Au village, toute en hauteur, la grande carcasse s’offrait à leurs yeux, comme une mystérieuse falaise – l’énigme de leur avenir commun éventuel. Pour l’heure, ce n’était pas encore grand-chose, rien qu’une coquille de briques et de béton, aux fenêtres et balcons béants dans le vide. Tout était à faire, du sol au plafond. Mais l’emplacement était idéal, à 70km de Canton par autoroute. La vallée s’étalait dans son vert immaculé, sans pollution. Avec 700m² sur quatre étages, le volume promettait de les accueillir toutes sans se marcher sur les pieds. Et le prix annoncé restait dans leurs moyens – elles étaient bien payées. 

L’enfer est dans les détails : un problème émergea avec le secrétaire du Parti, qui leur précisa que cette maison allait avec 10 « mou » (deux tiers d’hectare) de terre, qui devrait être payés à part. Cela allait doubler le prix.

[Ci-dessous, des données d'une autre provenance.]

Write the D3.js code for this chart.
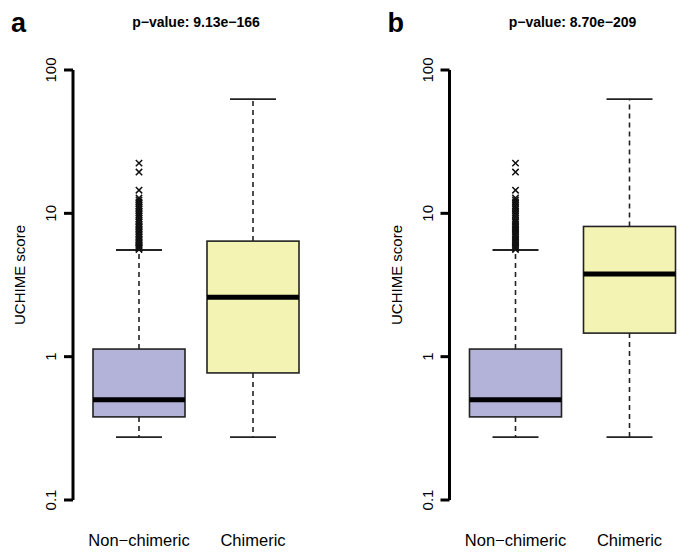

Pire, les femmes devraient obligatoirement rétrocéder en location ces sols aux paysans, au nom du maintien des rizières en culture – c’était la loi. A l’évidence, le rond de cuir, après avoir raté son projet d’investissement, cherchait à faire payer aux repreneurs les frais de son échec – ou bien à faire capoter la négociation.  

Mais c’est alors que Lan, l’aînée, eut le trait de génie permettant de sauver la situation : « nous sommes toutes des enfants du pays, répliqua-t-elle : « Pu, notre soeur, est née ici -on est pour ainsi dire de la même famille… faut s’entraider ! la rizière, on va vous l’acheter, mais vous pourrez continuer à la cultiver gratuitement – nous renonçons à tous frais de location». C’était pour le village des conditions de rêve ! Dès lors, le secrétaire ne put que donner son feu vert. Pour 700 000 yuans (ce qui restait un très bas prix), le club des sept emportait le palais de ses rêves. Elles obtenaient en plus la promesse qu’on leur construise un sentier de bambou sur pilotis ainsi qu’un pavillon devant la maison, en pleine rizière, pour se retrouver pour le thé. 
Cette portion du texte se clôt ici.